When you’re told about the years of oppressive regime that the Cambodians endured under the Khmer Rouge, you can't help but wonder how this South-east Asian country managed to preserve its fascinating culture. It is, perhaps, the traditional values carried by its people that helped rebuild the nation wounded by decades-long war, genocide, and repression. Today, Cambodia is rapidly progressing with an economic growth averaging nearly 6 percent. The country has also witnessed the development of various sectors, such as construction, textiles, and tourism. Every year, curious tourists from different corners of the world arrive in this country to explore its fabulous cultural delights:
There was a time when Cambodia flourished under the rule of king Jayavarman II, who was considered by his followers and subjects as the 'Devaraja' or 'God-king'. He established the Khmer Empire, which ruled the country between the 9th and the 15th centuries. Angkor, the centre of power of this empire was the largest pre-industrial city in the world according to an international team of researchers. The empire built many of the majestic temples that you come across during your sightseeing trips today. Among them is the globally renowned Angkor Wat, the world's largest religious monument. This temple is dedicated to the Hindu deity, Lord Vishnu, and spans a vast area of 203 acres.
The Buddhist way of life
The official religion of Cambodia is Theravada Buddhism, which is based on the teachings of Buddha preserved in the Pali Canon. The Pali language originated in India, but survived in countries that embraced Buddhism; Cambodia being one of them. It is still used for studying Buddhist texts in Cambodia. The important elements of Cambodian Buddhism are the 'wat' or temple and the 'bhikkhu' or monk. Almost all the males in Cambodia serve terms as bhikkhus during their lifetime. It is considered an honour for parents if their son undergoes even a temporary ordination as a bhikkhu. The young men can either choose to remain as monks for less than a year or become fully ordained bhikkhus for the rest of their lives.

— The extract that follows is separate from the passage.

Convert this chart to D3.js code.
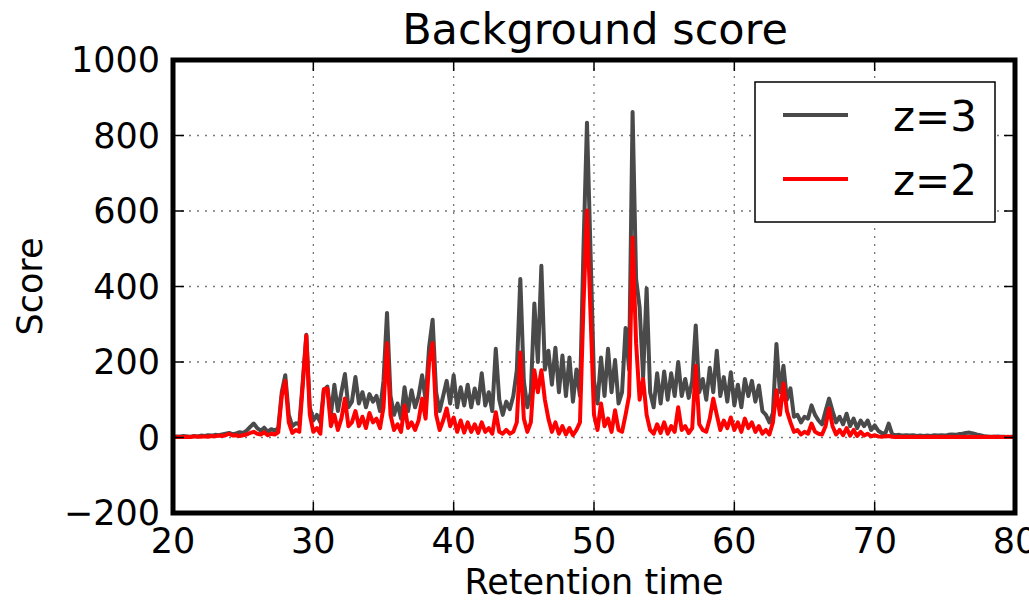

There are three major categories of dances in Cambodia. The classical dance of the royal court, the folk dance, and social dances. Robam Preah Reach Trop or the Khmer classical dance is the country's leading form of performing art. It is performed by dancers in elaborate costumes, while the music is played by an ensemble. It originated in the royal courts of kings and was introduced to the general public in the mid-20th century. The two variations of this dance form are 'Robam Chuon Por' or the 'wishing dance' and 'Robam Tep Apsara' or the 'Apsara dance'. As opposed to the classical dances, folk dances are more fast-paced and are performed with music played by the 'Mahori' orchestra. Social dances are performed generally at banquet parties.
If you venture out on the streets of Cambodia, you'd surely find the 'Bai Sach Chrouk' or 'pork and rice' served on the street corners. It is one of the most delicious dishes of Cambodia and consists of rice and grilled pork. Another popular dish is 'Fish Amok', which is a fish mousse prepared using fresh coconut milk and various spices, such as garlic, Chinese ginger, and galangal. Khmer red curry, Khmer noodles, and fried crab are other mouth-watering varieties of the Cambodian cuisine, which you can savour during your time spent in the country.